Regarding the character, before his identity reveals, Jason Thompson of Anime News Network was shocked to learn that Tobi was the real leader of Akatsuki (instead of Pain), and when Tobi refers to himself as Madara Uchiha. Thompson enjoyed Kishimoto's depiction of Tobi's teleportation technique and was surprised when Tobi told Sasuke Uchiha the truth about Itachi. He later called Tobi an "insane idealist" (similar to Nagato) after learning of his desire to create a peaceful world with the powerful Ten-Tails. A UK Anime Network reviewer enjoyed Obito's action scenes with Naruto, Killer Bee, Kakashi, and Guy because of his ability to reanimate the six-tailed beasts.

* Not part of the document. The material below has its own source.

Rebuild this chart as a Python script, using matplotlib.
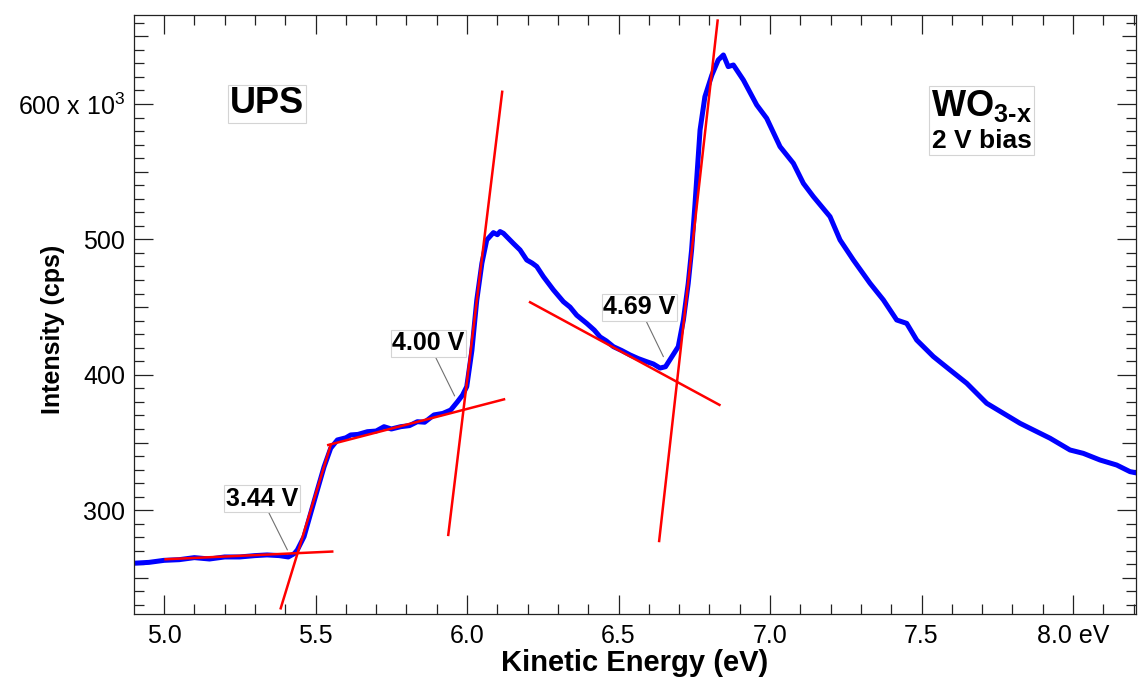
import matplotlib.pyplot as plt
from matplotlib.offsetbox import AnnotationBbox, TextArea, VPacker
from matplotlib.ticker import FuncFormatter, MultipleLocator

plt.rcParams["font.family"] = ["Liberation Sans", "DejaVu Sans"]
plt.rcParams["mathtext.default"] = "regular"

# UPS spectrum: kinetic energy [eV], intensity [10^3 cps]
energy = [
    4.91, 4.95, 5.00, 5.05, 5.10, 5.15, 5.20, 5.25, 5.30, 5.34,
    5.38, 5.41, 5.43, 5.44, 5.462, 5.484, 5.506, 5.528, 5.550, 5.572,
    5.60, 5.616, 5.64, 5.671, 5.70, 5.726, 5.75, 5.781, 5.81, 5.836,
    5.86, 5.891, 5.92, 5.946, 5.968, 5.985, 5.999, 6.016, 6.032, 6.049,
    6.065, 6.087, 6.10, 6.109, 6.12, 6.153, 6.175, 6.197, 6.215, 6.230,
    6.252, 6.285, 6.318, 6.34, 6.362, 6.395, 6.42, 6.439, 6.46, 6.483,
    6.51, 6.538, 6.565, 6.593, 6.615, 6.637, 6.655, 6.676, 6.697, 6.714,
    6.730, 6.741, 6.752, 6.769, 6.785, 6.808, 6.829, 6.846, 6.862, 6.879,
    6.912, 6.956, 6.989, 7.033, 7.077, 7.110, 7.143, 7.198, 7.231, 7.275,
    7.330, 7.374, 7.418, 7.451, 7.484, 7.539, 7.594, 7.649, 7.715, 7.770,
    7.825, 7.869, 7.924, 7.990, 8.034, 8.089, 8.144, 8.188, 8.21,
]
intensity = [
    261.0, 261.5, 263.0, 263.5, 265.0, 264.0, 265.5, 265.5, 266.5, 267.0,
    266.5, 265.5, 268.0, 270.7, 280.5, 297.8, 315.0, 332.0, 345.8, 351.9,
    353.5, 355.6, 356.0, 358.0, 358.5, 361.7, 360.0, 361.7, 362.5, 365.4,
    365.0, 370.4, 371.5, 374.0, 380.0, 385.0, 391.3, 418.0, 455.0, 482.4,
    499.6, 505.0, 503.5, 505.8, 504.5, 497.0, 492.2, 484.8, 482.5, 480.0,
    472.5, 462.7, 454.0, 450.0, 444.0, 438.0, 433.0, 428.0, 425.0, 420.8,
    418.0, 414.7, 412.0, 409.7, 408.0, 405.0, 406.0, 413.4, 420.8, 440.5,
    467.6, 492.0, 525.0, 580.8, 605.4, 621.4, 632.5, 636.2, 627.6, 628.8,
    617.7, 599.3, 589.4, 568.5, 556.2, 541.4, 531.6, 516.8, 499.6, 484.8,
    467.6, 455.3, 440.5, 438.0, 425.7, 413.5, 403.6, 393.8, 379.0, 371.6,
    364.2, 359.3, 353.2, 344.5, 342.0, 337.1, 333.4, 328.5, 327.5,
]

# straight-line fits for the onset extrapolation (end points)
flat1_e, flat1_i = [5.005, 5.555], [263.8, 269.5]
rise1_e, rise1_i = [5.385, 5.550], [227.6, 348.2]
flat2_e, flat2_i = [5.542, 6.122], [348.2, 381.9]
rise2_e, rise2_i = [5.938, 6.116], [281.8, 609.0]
slope3_e, slope3_i = [6.208, 6.833], [453.6, 377.8]
rise3_e, rise3_i = [6.634, 6.827], [277.3, 661.6]

# onsets: label, crossing point of the fits
onset_labels = ["3.44 V", "4.00 V", "4.69 V"]
onset_e = [5.407, 5.959, 6.648]
onset_i = [270.7, 384.4, 413.4]

fig = plt.figure(figsize=(11.38, 6.8), dpi=100)
ax = fig.add_axes([0.1178, 0.0971, 0.8805, 0.8804])

ax.plot(energy, intensity, color="#0000ff", linewidth=3.6, solid_joinstyle="round", zorder=2)
for fe, fi in [
    (flat1_e, flat1_i),
    (rise1_e, rise1_i),
    (flat2_e, flat2_i),
    (rise2_e, rise2_i),
    (slope3_e, slope3_i),
    (rise3_e, rise3_i),
]:
    ax.plot(fe, fi, color="#ff0000", linewidth=1.8, zorder=3)

# onset labels with leader lines
label_pos = [(5.323, 308.4), (5.873, 423.5), (6.569, 449.9)]
for lab, x, y, (tx, ty) in zip(onset_labels, onset_e, onset_i, label_pos):
    ax.annotate(
        lab,
        xy=(x, y),
        xytext=(tx, ty),
        ha="center",
        va="center",
        fontsize=18,
        fontweight="bold",
        bbox=dict(boxstyle="square,pad=0.06", fc="white", ec="#d4d4d4", lw=0.8),
        arrowprops=dict(arrowstyle="-", color="#707070", lw=0.8, shrinkA=0, shrinkB=0),
        zorder=4,
    )

ax.text(
    5.34, 600, "UPS",
    ha="center", va="center", fontsize=26, fontweight="bold",
    bbox=dict(boxstyle="square,pad=0.05", fc="white", ec="#d4d4d4", lw=0.8),
    zorder=4,
)

sample_box = VPacker(
    children=[
        TextArea("WO$_{3\u2010x}$", textprops=dict(fontsize=26, fontweight="bold")),
        TextArea("2 V bias", textprops=dict(fontsize=19, fontweight="bold")),
    ],
    align="right",
    pad=0,
    sep=3,
)
ab = AnnotationBbox(
    sample_box,
    (7.699, 587.8),
    frameon=True,
    pad=0.15,
    box_alignment=(0.5, 0.5),
    bboxprops=dict(ec="#d4d4d4", fc="white", lw=0.8),
    zorder=4,
)
ax.add_artist(ab)

# axes, ticks
ax.set_xlim(4.901, 8.208)
ax.set_ylim(223.4, 665.5)

ax.xaxis.set_major_locator(MultipleLocator(0.5))
ax.xaxis.set_minor_locator(MultipleLocator(0.1))
ax.yaxis.set_major_locator(MultipleLocator(50))
ax.yaxis.set_minor_locator(MultipleLocator(10))


def fmt_x(v, pos):
    s = f"{v:.1f}"
    return s + " eV" if abs(v - 8.0) < 1e-6 else s


def fmt_y(v, pos):
    if round(v) % 100:
        return ""
    if round(v) == 600:
        return "600 x 10$^{3}$"
    return f"{v:.0f}"


ax.xaxis.set_major_formatter(FuncFormatter(fmt_x))
ax.yaxis.set_major_formatter(FuncFormatter(fmt_y))

ax.tick_params(which="both", direction="in", top=True, right=True, width=0.9, color="#222222")
ax.tick_params(which="major", length=13.5, labelsize=18)
ax.tick_params(which="minor", length=7.2)
ax.tick_params(axis="x", pad=7)
ax.tick_params(axis="y", pad=6.5)

# the 50k ticks are drawn a bit shorter than the 100k ones
for v, tick in zip(ax.yaxis.get_majorticklocs(), ax.yaxis.get_major_ticks()):
    if round(v) % 100:
        tick.tick1line.set_markersize(10)
        tick.tick2line.set_markersize(10)

for sp in ax.spines.values():
    sp.set_linewidth(0.9)
    sp.set_color("#222222")

ax.set_xlabel("Kinetic Energy (eV)", fontsize=21, fontweight="bold")
ax.set_ylabel("Intensity (cps)", fontsize=18, fontweight="bold")
ax.xaxis.set_label_coords(0.5, -0.058)
ax.yaxis.set_label_coords(-0.069, 0.476)

fig.savefig("out.png", dpi=100)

Bryce Coulter of the Fandom Post enjoyed the revelation of Tobi's true identity and liked its impact on Kakashi, praising the story's treatment of his inner turmoil, as he "confronts the demons of his past". UK Anime Network found Tobi's true identity predictable, but highly enjoyed the backstory reveal, calling it "probably the most interesting flashback sequence of the series to date". Jason Thompson was shocked at the revelation that Tobi was Obito, finding the "most compassionate person in the manga" holding a grudge against the world to be out of character. Amy McNulty of Anime News Network praised the animation of Kakashi's fight against Obito and the references to the fighters' childhoods. McNulty found the character's death predictable, and criticized the development of Obito briefly giving Kakashi his eyes' techniques after dying, finding it counter to the prevailing theme of "hard work". Chris Beveridge had mixed feelings about the treatment of Obito's death in the anime version; the narrative begins focusing on flashbacks and his childhood dreams (which had already been shown), neglecting the present fight against Kaguya.